Jeremy Till

Architecture After Architecture Research Project

Research Grant developed by Tatjana Schneider and Jeremy Till

Summary text submitted as part of successful grant application to AHRC/DFG

'Architecture after Architecture' investigates the way that the architectural profession, and other practitioners working in the field of the built environment, might operate in the face of the climate emergency. Living with climate emergency demands systemic change to our economies, behaviours and social structures - all of which have profound implications for approaches to our built environment. Where most research concerning architecture and the environment concentrates on technical and material responses, mainly relating to carbon reduction, this project looks at the cultural and economic contexts of the climate emergency, and the implications these have for spatial practice (a term that designates multiple ways of operating in the production of the built and natural environment).
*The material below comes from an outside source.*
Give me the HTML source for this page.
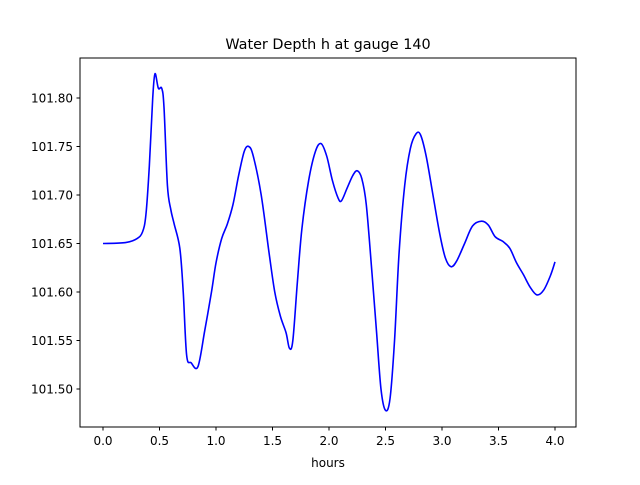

It investigates in particular the urgent need to reconsider assumptions of growth, extraction and progress on which orthodox economics is based - and which the modern project of architecture both signaled and was founded on. The aim of the project is to investigate what happens to architecture after some of those principles are challenged by the demands arising from the climate emergency.

 

The 'Architecture after Architecture' project is led by a UK-German team of architects and academics based in Central Saint Martins (University of the Arts London) and the Technische Universität Braunschweig, collaborating internationally with economists, sociologists, designers, artists, writers and journalists to imagine the future of spatial practices. It starts with cultural, economic and political discourses around the climate emergency as they relate to spatial practice. It will also gather evidence from contemporary spatial practice to analyse approaches that might be relevant to facing it. Because climate impacts on wider societal contexts, the project will also explore non-spatial conditions, such as those outlined in the various versions of the Green New Deal (GND). The final stage of the project takes these analyses, and projects future scenarios into which new forms of spatial practice are placed. It asks the questions: What are the spatial implications of the systemic changes arising from the climate emergency, and what role may architects and spatial agents play in the envisioning and co-design of these spatial conditions?

 

The primary objective of the project is to develop scenarios for new forms of spatial practice in the context of the climate emergency. These will have broad relevance to architects and other professionals (planners, geographers, policy makers) working in spatial production, built, natural and social. It will achieve this through employing innovative methods of research, including through scenario-building workshops with multi-disciplinary groups. It will also build an open-access database of 100 international examples of how practitioners are using various approaches in the face of the climate emergency.